🤖 AI Summary
This paper addresses the problem of approximating a high-dimensional target measure via a parametric mixture distribution, given only finitely many moment constraints, with approximation quality measured by either the 2-Wasserstein or total variation distance. The proposed method is a hierarchy of semidefinite programming (SDP) relaxations tailored to compact semialgebraic parameter sets, requiring no prior assumption on the number of mixture components. Under a rank condition, the hierarchy converges in finitely many steps and exactly recovers the optimal mixture measure. By integrating moment theory, semialgebraic geometry, and optimization over Wasserstein/TV distances, the approach achieves asymptotically optimal approximation.
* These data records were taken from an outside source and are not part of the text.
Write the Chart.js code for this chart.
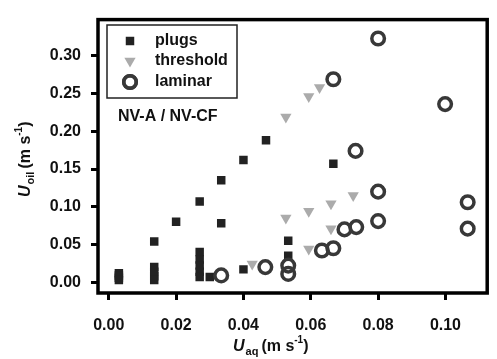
<!DOCTYPE html>
<html>
<head>
<meta charset="utf-8">
<script src="https://cdn.jsdelivr.net/npm/chart.js@4.4.1/dist/chart.umd.min.js"></script>
<style>
  html, body { margin: 0; padding: 0; background: #fff; }
  #wrap { width: 497px; height: 359px; position: relative; }
</style>
</head>
<body>
<div id="wrap"><canvas id="myChart"></canvas></div>
<script>
"use strict";

// data
const plugsX = [0.003, 0.003, 0.003, 0.003, 0.0135, 0.0135, 0.0135, 0.0135, 0.0135, 0.020, 0.027, 0.027, 0.027, 0.027, 0.027, 0.027, 0.030, 0.0334, 0.0334, 0.040, 0.040, 0.0467, 0.0533, 0.0533, 0.0667];
const plugsY = [0.012, 0.009, 0.006, 0.003, 0.054, 0.020, 0.014, 0.008, 0.003, 0.080, 0.107, 0.040, 0.030, 0.022, 0.014, 0.007, 0.007, 0.135, 0.078, 0.162, 0.017, 0.188, 0.055, 0.035, 0.157];

const thresholdX = [0.0426, 0.0526, 0.0594, 0.0626, 0.0526, 0.0594, 0.066, 0.0726, 0.066, 0.0594];
const thresholdY = [0.024, 0.219, 0.246, 0.258, 0.085, 0.094, 0.104, 0.115, 0.071, 0.044];

const laminarX = [0.0334, 0.0465, 0.0533, 0.0533, 0.0633, 0.0667, 0.070, 0.0735, 0.080, 0.080, 0.1066, 0.1066, 0.080, 0.0667, 0.0999, 0.0733];
const laminarY = [0.009, 0.020, 0.022, 0.011, 0.042, 0.045, 0.070, 0.073, 0.081, 0.120, 0.106, 0.071, 0.323, 0.269, 0.236, 0.174];

const xTicks = [0, 0.02, 0.04, 0.06, 0.08, 0.10];
const yTicks = [0, 0.05, 0.10, 0.15, 0.20, 0.25, 0.30];

const seriesNames = ['plugs', 'threshold', 'laminar'];
const annotation = 'NV-A / NV-CF';

function toPoints(xs, ys) {
    return xs.map((x, i) => ({ x: x, y: ys[i] }));
}

const FAMILY = '"Liberation Sans", Arial, sans-serif';
const FONT = 'bold 16px ' + FAMILY;

const styles = [
    { pointStyle: 'rect', pointRadius: 6, backgroundColor: '#222', borderColor: '#222', borderWidth: 0, rotation: 0 },
    { pointStyle: 'triangle', pointRadius: 6.5, backgroundColor: '#ababab', borderColor: '#ababab', borderWidth: 0, rotation: 180 },
    { pointStyle: 'circle', pointRadius: 6.3, backgroundColor: 'rgba(0,0,0,0)', borderColor: '#383838', borderWidth: 3.5, rotation: 0 }
];

// draws U_sub (m s^-1) starting at x, y
function axisTitle(ctx, sub, x, y) {
    ctx.font = 'italic bold 16px ' + FAMILY;
    ctx.fillText('U', x, y);
    x += ctx.measureText('U').width + 1;
    ctx.font = 'bold 11px ' + FAMILY;
    ctx.fillText(sub, x, y + 5);
    x += ctx.measureText(sub).width + 3;
    ctx.font = 'bold 16px ' + FAMILY;
    ctx.fillText('(m s', x, y);
    x += ctx.measureText('(m s').width;
    ctx.font = 'bold 10px ' + FAMILY;
    ctx.fillText('-1', x, y - 7);
    x += ctx.measureText('-1').width;
    ctx.font = 'bold 16px ' + FAMILY;
    ctx.fillText(')', x, y);
}

// frame, legend, annotation and axis titles
const decorPlugin = {
    id: 'decor',
    afterDraw(chart) {
        const ctx = chart.ctx;
        const a = chart.chartArea;
        ctx.save();
        ctx.strokeStyle = '#000';
        ctx.lineWidth = 3.5;
        ctx.strokeRect(a.left, a.top, a.right - a.left, a.bottom - a.top);

        // legend box
        ctx.lineWidth = 1.5;
        ctx.strokeStyle = '#222';
        ctx.strokeRect(107, 25, 130, 73);
        ctx.font = FONT;
        ctx.fillStyle = '#111';
        ctx.textBaseline = 'middle';
        ctx.textAlign = 'left';
        const rows = [41, 61, 82];
        seriesNames.forEach((name, i) => {
            const s = styles[i];
            ctx.save();
            ctx.fillStyle = s.backgroundColor;
            ctx.strokeStyle = s.borderColor;
            ctx.lineWidth = s.borderWidth;
            Chart.helpers.drawPoint(ctx, {
                pointStyle: s.pointStyle,
                rotation: s.rotation,
                radius: s.pointRadius,
                borderWidth: s.borderWidth
            }, 130, rows[i]);
            if (s.borderWidth) ctx.stroke();
            ctx.restore();
            ctx.font = FONT;
            ctx.fillText(name, 155, rows[i]);
        });

        ctx.font = FONT;
        ctx.fillText(annotation, 118, 117);

        axisTitle(ctx, 'aq', 233, 347);

        ctx.translate(26, 197);
        ctx.rotate(-Math.PI / 2);
        axisTitle(ctx, 'oil', 0, 0);
        ctx.restore();
    }
};

const ctx = document.getElementById('myChart').getContext('2d');
const myChart = new Chart(ctx, {
    type: 'scatter',
    data: {
        datasets: [
            Object.assign({ label: seriesNames[0], data: toPoints(plugsX, plugsY), order: 2 }, styles[0]),
            Object.assign({ label: seriesNames[1], data: toPoints(thresholdX, thresholdY), order: 1 }, styles[1]),
            Object.assign({ label: seriesNames[2], data: toPoints(laminarX, laminarY), order: 0 }, styles[2])
        ]
    },
    options: {
        responsive: true,
        maintainAspectRatio: false,
        animation: false,
        layout: { padding: { left: 0, right: 3, top: 14, bottom: 0 } },
        plugins: {
            legend: { display: false },
            tooltip: { enabled: false }
        },
        scales: {
            x: {
                type: 'linear',
                min: -0.0032,
                max: 0.1124,
                afterBuildTicks: (s) => { s.ticks = xTicks.map(v => ({ value: v })); },
                afterFit: (s) => { s.height = 66; },
                border: { display: false },
                grid: { drawOnChartArea: false, drawTicks: true, tickLength: 7, lineWidth: 3, color: '#000' },
                ticks: {
                    padding: 16,
                    color: '#111',
                    font: { family: FAMILY, size: 16, weight: 'bold' },
                    callback: (v) => v.toFixed(2),
                    maxRotation: 0
                }
            },
            y: {
                type: 'linear',
                min: -0.0143,
                max: 0.348,
                afterBuildTicks: (s) => { s.ticks = yTicks.map(v => ({ value: v })); },
                afterFit: (s) => { s.width = 98; },
                border: { display: false },
                grid: { drawOnChartArea: false, drawTicks: true, tickLength: 7, lineWidth: 3, color: '#000' },
                ticks: {
                    padding: 10,
                    color: '#111',
                    font: { family: FAMILY, size: 16, weight: 'bold' },
                    callback: (v) => v.toFixed(2)
                }
            }
        }
    },
    plugins: [decorPlugin]
});
</script>
</body>
</html>
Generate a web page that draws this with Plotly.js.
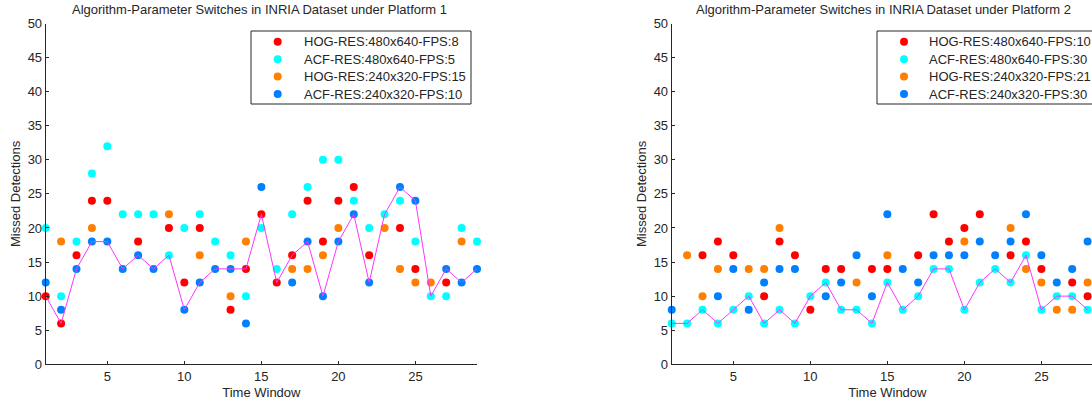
<!DOCTYPE html>
<html>
<head>
<meta charset="utf-8">
<script src="https://cdn.plot.ly/plotly-3.0.1.min.js"></script>
<style>
html, body { margin: 0; padding: 0; overflow: hidden; background: #fff; }
#chart { width: 1110px; height: 407px; }
</style>
</head>
<body>
<div id="chart"></div>
<script>
// ---------- data ----------
const timeWindows = [1,2,3,4,5,6,7,8,9,10,11,12,13,14,15,16,17,18,19,20,21,22,23,24,25,26,27,28,29];

// Platform 1 (null = hidden behind another marker / not readable)
const p1Names = ['HOG-RES:480x640-FPS:8', 'ACF-RES:480x640-FPS:5', 'HOG-RES:240x320-FPS:15', 'ACF-RES:240x320-FPS:10'];
const p1HogHigh = [10,6,16,24,24,null,18,null,20,12,20,null,8,14,22,12,16,24,18,24,26,16,null,20,14,null,12,null,null];
const p1AcfHigh = [20,10,18,28,32,22,22,22,16,20,22,18,16,10,20,14,22,26,30,30,24,20,22,24,18,10,10,20,18];
const p1HogLow  = [null,18,null,20,null,null,null,null,22,null,16,null,10,18,null,null,14,14,16,20,null,null,20,14,12,12,null,18,null];
const p1AcfLow  = [12,8,14,18,18,14,16,14,null,8,12,14,14,6,26,null,12,18,10,18,22,12,null,26,24,null,14,12,14];
const p1Selected = [10,6,14,18,18,14,16,14,16,8,12,14,14,14,22,12,16,18,10,18,22,12,22,26,24,10,14,12,14];

// Platform 2 (window 29 lies outside the visible picture)
const p2Names = ['HOG-RES:480x640-FPS:10', 'ACF-RES:480x640-FPS:30', 'HOG-RES:240x320-FPS:21', 'ACF-RES:240x320-FPS:30'];
const p2HogHigh = [null,null,16,18,16,null,10,18,16,8,14,14,null,14,14,null,16,22,18,20,22,null,16,18,14,null,12,10,null];
const p2AcfHigh = [6,6,8,6,8,10,6,8,6,10,12,8,8,6,12,8,10,14,14,8,12,14,12,16,8,10,10,8,null];
const p2HogLow  = [null,16,10,14,null,14,14,20,null,null,null,null,12,null,16,null,null,null,null,18,null,null,20,14,12,8,8,12,null];
const p2AcfLow  = [8,null,null,10,14,8,12,14,14,null,10,12,16,10,22,14,12,16,16,16,18,16,18,22,16,12,14,18,null];
const p2Selected = [6,6,8,6,8,10,6,8,6,10,12,8,8,6,12,8,10,14,14,8,12,14,12,16,8,10,10,8,null];

const titles = ['Algorithm-Parameter Switches in INRIA Dataset under Platform 1',
                'Algorithm-Parameter Switches in INRIA Dataset under Platform 2'];
const xTitle = 'Time Window';
const yTitle = 'Missed Detections';

// ---------- styles ----------
const colors = ['#ff0000', '#00ffff', '#ff8000', '#0080ff'];
const lineColor = '#ff33ff';
const textColor = '#262626';
const FONT = 'Liberation Sans, Arial, Helvetica, sans-serif';
const W = 1110, H = 407;

function markerTrace(y, name, color, xa, ya) {
  return {
    x: timeWindows, y: y, name: name, type: 'scatter', mode: 'markers', showlegend: false,
    marker: { color: color, size: 8, line: { width: 0 } },
    xaxis: xa, yaxis: ya, cliponaxis: false
  };
}
function lineTrace(y, xa, ya) {
  return {
    x: timeWindows, y: y, type: 'scatter', mode: 'lines', showlegend: false,
    line: { color: lineColor, width: 1 }, xaxis: xa, yaxis: ya, connectgaps: false
  };
}

const p1Series = [p1HogHigh, p1AcfHigh, p1HogLow, p1AcfLow];
const p2Series = [p2HogHigh, p2AcfHigh, p2HogLow, p2AcfLow];
const data = [];
p1Series.forEach((s, i) => data.push(markerTrace(s, p1Names[i], colors[i], 'x', 'y')));
data.push(lineTrace(p1Selected, 'x', 'y'));
p2Series.forEach((s, i) => data.push(markerTrace(s, p2Names[i], colors[i], 'x2', 'y2')));
data.push(lineTrace(p2Selected, 'x2', 'y2'));

const px = v => v / W;
const py = v => 1 - v / H;

function xAxis(domain, anchor) {
  return {
    domain: domain, anchor: anchor, range: [1, 29], tick0: 0, dtick: 5,
    ticks: 'inside', ticklen: 3, tickcolor: textColor, tickwidth: 1,
    showline: true, linecolor: textColor, linewidth: 1, showgrid: false, zeroline: false,
    tickfont: { family: FONT, size: 13, color: textColor },
    title: { text: xTitle, font: { family: FONT, size: 13, color: textColor }, standoff: 4 },
    automargin: false, fixedrange: true
  };
}
function yAxis(domain, anchor) {
  return {
    domain: domain, anchor: anchor, range: [0, 50], tick0: 0, dtick: 5,
    ticks: 'inside', ticklen: 3, tickcolor: textColor, tickwidth: 1,
    showline: true, linecolor: textColor, linewidth: 1, showgrid: false, zeroline: false,
    tickfont: { family: FONT, size: 13, color: textColor },
    title: { text: yTitle, font: { family: FONT, size: 13, color: textColor }, standoff: 4 },
    automargin: false, fixedrange: true
  };
}

// ---------- legend boxes (drawn as shapes + annotations) ----------
const shapes = [];
const annotations = [];
function buildLegend(boxLeft, boxRight, markerX, textX, names) {
  shapes.push({ type: 'rect', xref: 'paper', yref: 'paper',
    x0: px(boxLeft), x1: px(boxRight), y0: py(104), y1: py(31),
    line: { color: textColor, width: 1 }, fillcolor: '#ffffff', layer: 'above' });
  const rowY = [41.7, 59.2, 76.6, 94];
  names.forEach((n, i) => {
    shapes.push({ type: 'circle', xref: 'paper', yref: 'paper',
      xsizemode: 'pixel', ysizemode: 'pixel', xanchor: px(markerX), yanchor: py(rowY[i]),
      x0: -4, x1: 4, y0: -4, y1: 4, fillcolor: colors[i], line: { width: 0 }, layer: 'above' });
    annotations.push({ text: n, xref: 'paper', yref: 'paper', x: px(textX), y: py(rowY[i]),
      xanchor: 'left', yanchor: 'middle', showarrow: false,
      font: { family: FONT, size: 13, color: textColor } });
  });
}
buildLegend(251, 471, 277.7, 301.5, p1Names);
buildLegend(877, 1104, 904, 927, p2Names);

annotations.push(
  { text: titles[0], xref: 'paper', yref: 'paper', x: px(259), y: py(10), xanchor: 'center', yanchor: 'middle',
    showarrow: false, font: { family: FONT, size: 13, color: textColor } },
  { text: titles[1], xref: 'paper', yref: 'paper', x: px(883), y: py(10), xanchor: 'center', yanchor: 'middle',
    showarrow: false, font: { family: FONT, size: 13, color: textColor } }
);

const yDom = [py(364.3), py(23.5)];
const layout = {
  width: W, height: H,
  margin: { l: 0, r: 0, t: 0, b: 0 },
  paper_bgcolor: '#ffffff', plot_bgcolor: '#ffffff',
  showlegend: false,
  xaxis: xAxis([px(45.7), px(477)], 'y'),
  yaxis: yAxis(yDom, 'x'),
  xaxis2: xAxis([px(671.7), px(1103)], 'y2'),
  yaxis2: yAxis(yDom, 'x2'),
  shapes: shapes,
  annotations: annotations
};

Plotly.newPlot('chart', data, layout, { displayModeBar: false, staticPlot: true });
</script>
</body>
</html>
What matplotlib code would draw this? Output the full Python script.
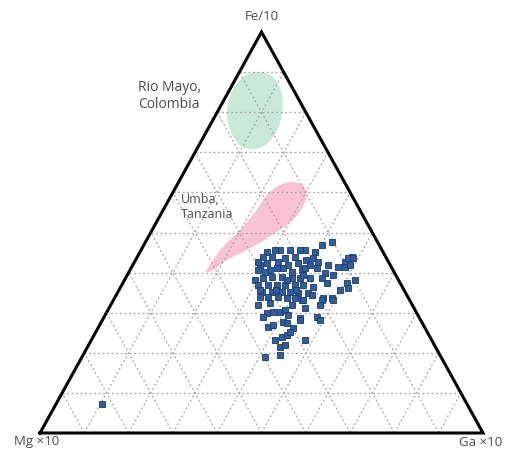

Experiments demonstrate its effectiveness in clustering: it automatically determines the number of clusters and delivers high-quality initializations, significantly accelerating convergence of classical algorithms such as EM.
📝 Abstract
Mixture models, such as Gaussian mixture models, are widely used in machine learning to represent complex data distributions. A key challenge, especially in high-dimensional settings, is to determine the mixture order and estimate the mixture parameters. We study the problem of approximating a target measure, available only through finitely many of its moments, by a mixture of distributions from a parametric family (e.g., Gaussian, exponential, Poisson), with approximation quality measured by the 2-Wasserstein or the total variation distance. Unlike many existing approaches, the parameter set is not assumed to be finite; it is modeled as a compact basic semi-algebraic set. We introduce a hierarchy of semidefinite relaxations with asymptotic convergence to the desired optimal value. In addition, when a certain rank condition is satisfied, the convergence is even finite and recovery of an optimal mixing measure is obtained. We also present an application to clustering, where our framework serves either as a stand-alone method or as a preprocessing step that yields both the number of clusters and strong initial parameter estimates, thereby accelerating convergence of standard (local) clustering algorithms.